Requirements
Leave the pictures out and quote every line from the start of the listing to the line with "70, 80, 90]", inclusive.

Supplied material

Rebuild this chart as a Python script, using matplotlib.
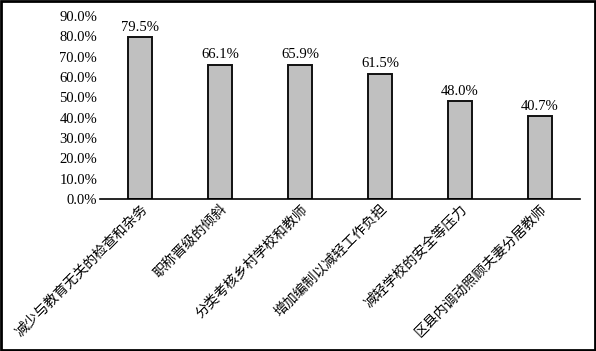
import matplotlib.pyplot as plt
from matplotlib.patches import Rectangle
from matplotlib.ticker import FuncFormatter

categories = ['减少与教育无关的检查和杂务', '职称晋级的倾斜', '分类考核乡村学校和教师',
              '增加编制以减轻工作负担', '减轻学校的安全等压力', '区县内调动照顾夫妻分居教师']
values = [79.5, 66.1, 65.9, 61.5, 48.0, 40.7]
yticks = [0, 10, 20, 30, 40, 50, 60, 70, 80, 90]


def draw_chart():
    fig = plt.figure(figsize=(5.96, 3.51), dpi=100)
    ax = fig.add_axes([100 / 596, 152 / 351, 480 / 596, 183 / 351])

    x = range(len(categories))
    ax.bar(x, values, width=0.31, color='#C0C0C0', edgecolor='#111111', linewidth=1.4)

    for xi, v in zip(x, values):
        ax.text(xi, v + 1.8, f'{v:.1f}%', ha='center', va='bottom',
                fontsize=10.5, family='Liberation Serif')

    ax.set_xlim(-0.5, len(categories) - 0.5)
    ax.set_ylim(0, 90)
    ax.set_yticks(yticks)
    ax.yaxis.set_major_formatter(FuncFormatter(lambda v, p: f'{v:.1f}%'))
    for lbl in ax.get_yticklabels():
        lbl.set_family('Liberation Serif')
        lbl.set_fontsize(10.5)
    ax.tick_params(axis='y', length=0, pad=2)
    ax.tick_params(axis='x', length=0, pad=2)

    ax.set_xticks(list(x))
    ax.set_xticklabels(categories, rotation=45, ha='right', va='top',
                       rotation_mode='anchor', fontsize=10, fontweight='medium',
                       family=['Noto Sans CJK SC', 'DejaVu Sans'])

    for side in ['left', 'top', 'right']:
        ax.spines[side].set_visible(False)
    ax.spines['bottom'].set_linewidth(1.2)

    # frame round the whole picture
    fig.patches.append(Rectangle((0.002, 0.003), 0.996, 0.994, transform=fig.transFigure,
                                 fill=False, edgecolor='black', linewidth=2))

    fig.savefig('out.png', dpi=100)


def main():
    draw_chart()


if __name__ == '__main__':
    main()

Finished exercise
Rebuild this chart as a Python script, using matplotlib.
import matplotlib.pyplot as plt
from matplotlib.patches import Rectangle
from matplotlib.ticker import FuncFormatter

categories = ['减少与教育无关的检查和杂务', '职称晋级的倾斜', '分类考核乡村学校和教师',
              '增加编制以减轻工作负担', '减轻学校的安全等压力', '区县内调动照顾夫妻分居教师']
values = [79.5, 66.1, 65.9, 61.5, 48.0, 40.7]
yticks = [0, 10, 20, 30, 40, 50, 60, 70, 80, 90]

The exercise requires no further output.